Tema is the port city for Accra, Ghana.  Hundreds, even thousands of goods are processed each day as containers come and go. Willy had lost his job with one of the shipping companies. He was sad but held onto his faith and in God’s time another job presented itself in the port. His character and diligence was observed and soon he found himself in a supervisory role, working hard and learning all he could.  After some time, he was called into the office where the president and vice-present offered him the position of inventory/clearance manager with increased salary and benefits. Their only request was when the next container came he was to overlook two large crates and record that eighteen crates arrived instead of twenty. Willy wanted the promotion and told them he would like the new position but could not accept it as his conscious would not allow him to overlook the two crates. It turned out that this was a test, of which three others had failed, and he had passed. The president and vice-president were Christians and knew the necessity of having a godly inventory/clearance manager.

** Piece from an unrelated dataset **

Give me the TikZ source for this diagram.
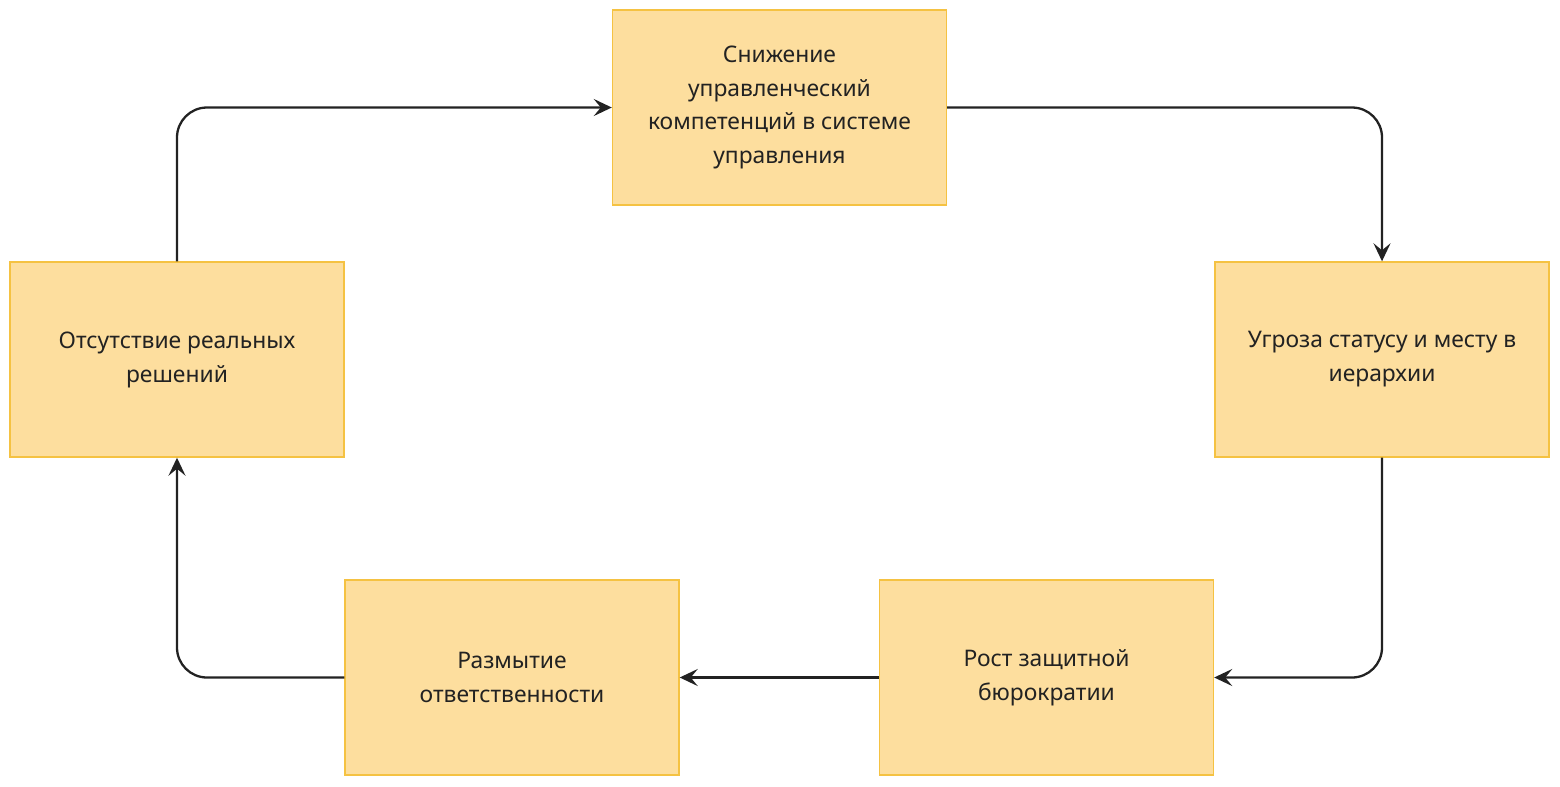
\documentclass[tikz,border=0pt]{standalone}
\usepackage{fontspec}
\setmainfont{Noto Sans}
\usetikzlibrary{arrows.meta, positioning}
\definecolor{boxfill}{HTML}{FDDE9E}
\definecolor{boxdraw}{HTML}{F5C242}
\definecolor{lineink}{HTML}{222222}

\begin{document}
\begin{tikzpicture}[
    stage/.style={rectangle, draw=boxdraw, fill=boxfill, line width=0.8pt, minimum width=6.68cm, minimum height=3.9cm, align=center, text=lineink, font=\fontsize{13pt}{19.3pt}\selectfont},
    arrow/.style={-{Stealth[length=3.6mm, width=3.4mm, inset=1.4mm]}, line width=1.3pt, color=lineink, rounded corners=0.6cm}
]
\useasboundingbox (0,0) rectangle (31.2,-15.72);

% Stages of the cycle
\node[stage] (drop) at (15.59,-2.15) {Снижение\\управленческий\\компетенций в системе\\управления};
\node[stage] (threat) at (27.64,-7.19) {Угроза статусу и месту в\\иерархии};
\node[stage] (bureau) at (20.93,-13.55) {Рост защитной\\бюрократии};
\node[stage] (blur) at (10.24,-13.55) {Размытие\\ответственности};
\node[stage] (nodecide) at (3.54,-7.19) {Отсутствие реальных\\решений};

% Arrows
\draw[arrow] (drop.east) -| (threat.north);
\draw[arrow] (threat.south) |- (bureau.east);
\draw[arrow] (bureau.west) -- (blur.east);
\draw[arrow] (blur.west) -| (nodecide.south);
\draw[arrow] (nodecide.north) |- (drop.west);

\end{tikzpicture}
\end{document}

Christian leaders are not perfect but we are committed to doing our best to discern what the “Spirit” wants us to be, say, or do at any given moment. Although the above story could have easily had different endings, this one concluded in favor of the Christian leader. H. Blackaby and Blackaby (2001) remind us that “one’s calling as a Christian not only takes precedence over his or her career; it actually gives direction to that career” (p. 14). That is the essence of Christian leadership; it takes its cue from God and His Word, not man and his vices (Mathew 6:33). “Christian leaders who know God and who know how to lead in a Christian manner will be phenomenally more effective  in their world than even the most skilled and qualified leaders who lead without God” (H. Blackaby & Blackaby, 2001, p. 14).

Remember, you are salt. You are light and yes, people are watching. Let them see that the Christ who lives within leads without. You are a city set on a hill that cannot be hid. Lead with anointing. Lead with conviction. Lead with integrity.